3.Such compensation shall amount to the market value of the expropriated investment at the time immediately before the expropriation or before the impending expropriation became public knowledge, whichever is the earlier. The market value shall be determined in accordance with generally accepted principles of valuation, taking into account, inter alia, the capital invested, replacement value, appreciation, current returns, the projected flow of future returns, goodwill and other relevant factors.
4.The said compensation, the amounts and conditions of payment, shall be set not later than the date of dispossession. Compensation shall be fully realisable, transferable and shall be paid without any restriction or delay. It shall include interest at a commercial rate established on a market basis for the currency of payment from the date of dispossession of the expropriated property until the date of actual payment.
5.Without prejudice to the provisions of Article 8 of this Agreement, the investor whose investments are expropriated or who suffers comparable measures shall have the right to prompt review of its case and of valuation of its investments in accordance with the principles set out in this Article, by access to judicial or other competent authority of that Contracting Party.
6.Investors of one Contracting Party whose investments in the territory of the other Contracting Party suffer losses owing to war or other armed conflict, a state of national emergency, revolt, insurrection or riot in the territory of the latter Contracting Party, shall be accorded by the latter Contracting Party, as regards restitution, indemnification, compensation or other settlement, a treatment no less favourable than the one accorded by the latter Contracting Party to its own investors or investors of the most favoured nation, whichever, according to the investor, is the more favourable.

ARTICLE 7 - FREE TRANSFER

1.Each Contracting Party shall ensure to investors of the other Contracting Party the free transfer, into and out of its territory, of their investments and transfer payments related to investments. Such payments shall include in particular, though not exclusively—
(a)principal and additional amounts to maintain, develop or increase the investment;
(b)returns;
(c)proceeds obtained from the total or partial sale or disposal of an investment, including the sale of shares;
(d)amounts required for the payment of expenses which arise from the operation of the investment, such as loans repayments, payment of royalties, management fees, licence fees or other similar expenses;
(e)compensation payable pursuant to Articles 6, 8 and 9;
(f)earnings and other remuneration of personnel engaged from abroad and working in connection with an investment.
2.Each Contracting Party shall further ensure that the transfers referred to in paragraph 1 of this Article shall be made without any restriction in a freely convertible currency of the choice of the investor and at the prevailing market rate of exchange applicable on the date of transfer to the currency to be transferred and shall be promptly transferable.
3.In the absence of a market for foreign exchange, the rate to be used shall be the most recent exchange rate for the conversions of currencies into Special Drawing Rights.
4.In case of an unjustified delay in transfer caused by the host Contracting Party, the transfer shall also include interest at a commercial rate established on a market basis for the currency in question from the date on which the transfer was requested until the date of actual transfer and shall be borne by that Contracting Party.
5.When, in exceptional circumstances, capital movements from or to third countries cause or threaten to cause a serious disequilibrium to its balance of payments, each Contracting Party may temporarily apply safeguard measures to the transfers, provided that these measures shall be strictly necessary, would be imposed in an equitable, non discriminatory and in good faith basis and shall not exceed in any case a six months period.
6.The application of this Article is subject to compliance with the tax laws, regulations and conventions of each Contracting State.
7.The Contracting Party shall, with respect to this Article, honour its obligations arising from participation in or association with a free trade area, customs union, common market, economic and monetary union or any other of regional co-operation or integration.
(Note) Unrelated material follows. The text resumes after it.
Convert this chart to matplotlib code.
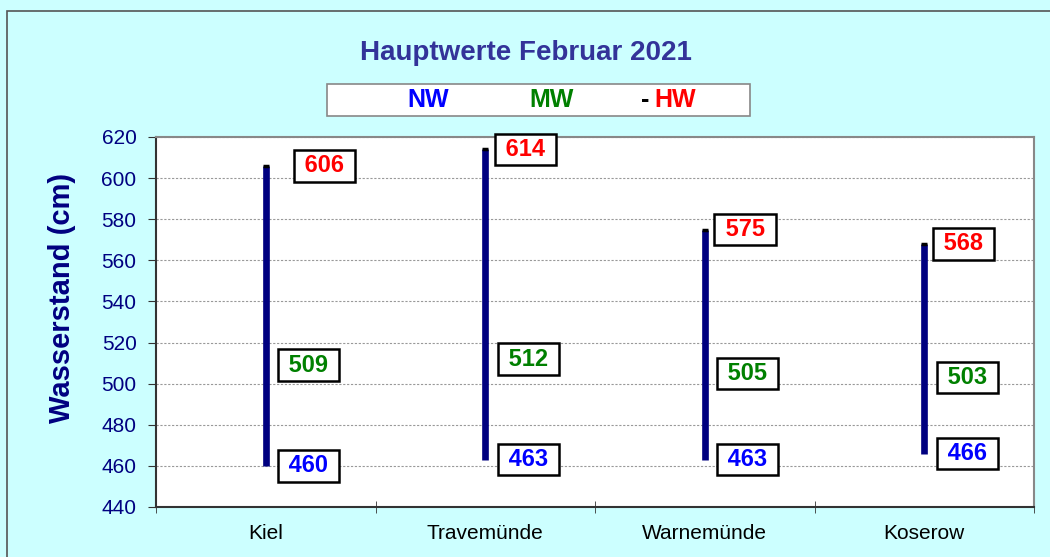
import matplotlib
matplotlib.use("Agg")
import matplotlib.pyplot as plt
from matplotlib.patches import Rectangle

plt.rcParams['font.family'] = ['Liberation Sans', 'DejaVu Sans']

stations = ['Kiel', 'Travemünde', 'Warnemünde', 'Koserow']
nw = [460, 463, 463, 466]
mw = [509, 512, 505, 503]
hw = [606, 614, 575, 568]
legend_labels = ['NW', 'MW', 'HW']
yticks = [440, 460, 480, 500, 520, 540, 560, 580, 600, 620]

bg = '#CCFFFF'
navy = '#000080'
c_nw = '#0000FF'
c_mw = '#008000'
c_hw = '#FF0000'

fig = plt.figure(figsize=(10.5, 5.57), dpi=100)
fig.patch.set_facecolor(bg)

# outer chart border
fig.patches.append(Rectangle((7 / 1050, -0.05), 1.1, 1 - 11 / 557 + 0.05,
                             transform=fig.transFigure, fill=False,
                             edgecolor='#555555', lw=1.2))

ax = fig.add_axes([156 / 1050, 50 / 557, 878 / 1050, 370 / 557])
ax.set_facecolor('white')

x = list(range(len(stations)))
ax.vlines(x, nw, hw, color=navy, lw=4.8, zorder=3)
ax.plot(x, hw, ls='none', marker='_', color='black', ms=5, mew=2.5, zorder=4)

box = dict(boxstyle='square,pad=0.18', fc='white', ec='black', lw=1.8)
hw_off = [42, 29, 29, 28]
for i in x:
    ax.annotate(' %d ' % hw[i], (i, hw[i]), xytext=(hw_off[i], 0), textcoords='offset points',
                ha='center', va='center', fontsize=17, fontweight='bold', color=c_hw, bbox=box, zorder=5)
    ax.annotate(' %d ' % mw[i], (i, mw[i]), xytext=(31, 0), textcoords='offset points',
                ha='center', va='center', fontsize=17, fontweight='bold', color=c_mw, bbox=box, zorder=5)
    ax.annotate(' %d ' % nw[i], (i, nw[i]), xytext=(31, 0), textcoords='offset points',
                ha='center', va='center', fontsize=17, fontweight='bold', color=c_nw, bbox=box, zorder=5)

ax.set_xlim(-0.5, len(stations) - 0.5)
ax.set_ylim(440, 620)
ax.set_yticks(yticks)
ax.set_yticklabels([str(v) for v in yticks], color=navy, fontsize=15)
ax.set_xticks(x)
ax.set_xticklabels(stations, fontsize=15, color='black')
ax.tick_params(axis='x', length=0, pad=12)
ax.set_xticks([i - 0.5 for i in range(len(stations) + 1)], minor=True)
ax.tick_params(axis='x', which='minor', direction='inout', length=9, color='#333333')
ax.tick_params(axis='y', direction='out', length=6, color='#333333', pad=8)

ax.grid(axis='y', ls=(0, (2, 1.5)), color='#999999', lw=0.8)
ax.set_axisbelow(True)
for s in ['left', 'bottom']:
    ax.spines[s].set_color('#333333')
    ax.spines[s].set_linewidth(1.5)
for s in ['top', 'right']:
    ax.spines[s].set_color('#888888')
    ax.spines[s].set_linewidth(1.5)

ax.set_ylabel('Wasserstand (cm)', fontsize=21, fontweight='bold', color=navy)
ax.yaxis.set_label_coords(-0.091, 0.565)

fig.text(526 / 1050, 1 - 53 / 557, 'Hauptwerte Februar 2021', ha='center', va='center',
         fontsize=20, fontweight='bold', color='#333399')

# legend box
fig.patches.append(Rectangle((327 / 1050, 1 - 116 / 557), 423 / 1050, 32 / 557,
                             transform=fig.transFigure, fc='white', ec='#888888', lw=1.2))
ly = 1 - 100 / 557
fig.text(428 / 1050, ly, legend_labels[0], ha='center', va='center', fontsize=18,
         fontweight='bold', color=c_nw)
fig.text(552 / 1050, ly, legend_labels[1], ha='center', va='center', fontsize=18,
         fontweight='bold', color=c_mw)
fig.text(645 / 1050, ly, '-', ha='center', va='center', fontsize=18,
         fontweight='bold', color='black')
fig.text(675 / 1050, ly, legend_labels[2], ha='center', va='center', fontsize=18,
         fontweight='bold', color=c_hw)

fig.savefig('out.png', dpi=100, facecolor=bg)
ARTICLE 8 - SETTLEMENT OF DISPUTES BETWEEN AN INVESTOR AND A CONTRACTING PARTY

1.Any dispute arising directly from an investment between one Contracting Party and an investor of the other Contracting Party should be settled amicably between the two parties to the dispute.
2.If the dispute has not been settled within three (3) months from the date on which it was raised in writing, the dispute may, at the choice of the investor, be submitted to—
(a)the competent courts of the Contracting Party in whose territory the investment is made; or
(b)arbitration by the International Centre for Settlement of Investment Disputes (ICSID), established pursuant to the Convention on the Settlement of Investment Disputes between States and Nationals of other States, opened for signature at Washington on 18 March 1965 (hereinafter referred to as the "Centre"), if the Centre is available; or
(c)an ad hoc arbitration tribunal to be established under the Arbitration Rules of the United Nations Commission on International Trade Law (UNCITRAL); or
(d)any other previously accepted ad hoc arbitration tribunal.
3.An investor who has submitted the dispute to a national court may nevertheless have recourse to one of the arbitral proceedings mentioned in paragraphs 2(b) to 2(d) of this Article if, before a judgement has been delivered on the subject matter by a national court, the investor declares not to pursue the case any longer through national proceedings and withdraws the case.
4.Any arbitration under this Article shall, at the request of either party to the dispute, be held in a state that is a party to the Convention on the Recognition and Enforcement of Foreign Arbitral Awards (New York Convention), opened for signature at New York on 10 June, 1958. Claims submitted to arbitration under this Article shall be considered to arise out of a commercial relationship or transaction for the purposes of Article 1 of the New York Convention.
5.Each Contracting Party hereby gives its unconditional consent to the submission of a dispute between it and an investor of the other Contracting Party to arbitration in accordance with this Article.

ARTICLE 9 - GUARANTEE AND SUBROGATION

1.In the event that the regulations of one Contracting Party contain a guarantee for investments made abroad, this guarantee may be accorded, after examining case by case, to investments made by investors of this Party on the territory of the other Party.
2.Investments made by investors of one Contracting Party on the territory of the other Contracting Party, may obtain the guarantee referred to in the foregoing paragraph only if they have been previously agreed to by the other Party.
3.If one Contracting Party, as a result of a guarantee given for an investment made on the territory of the other Contracting Party, makes payments to its own investors, the first mentioned Party has in this case full rights of subrogation with regard to the rights and actions of the investors.
4.The payments shall not affect the rights of the beneficiary of the guarantee to have recourse to the ICSID or to continue proceedings submitted to it until completion.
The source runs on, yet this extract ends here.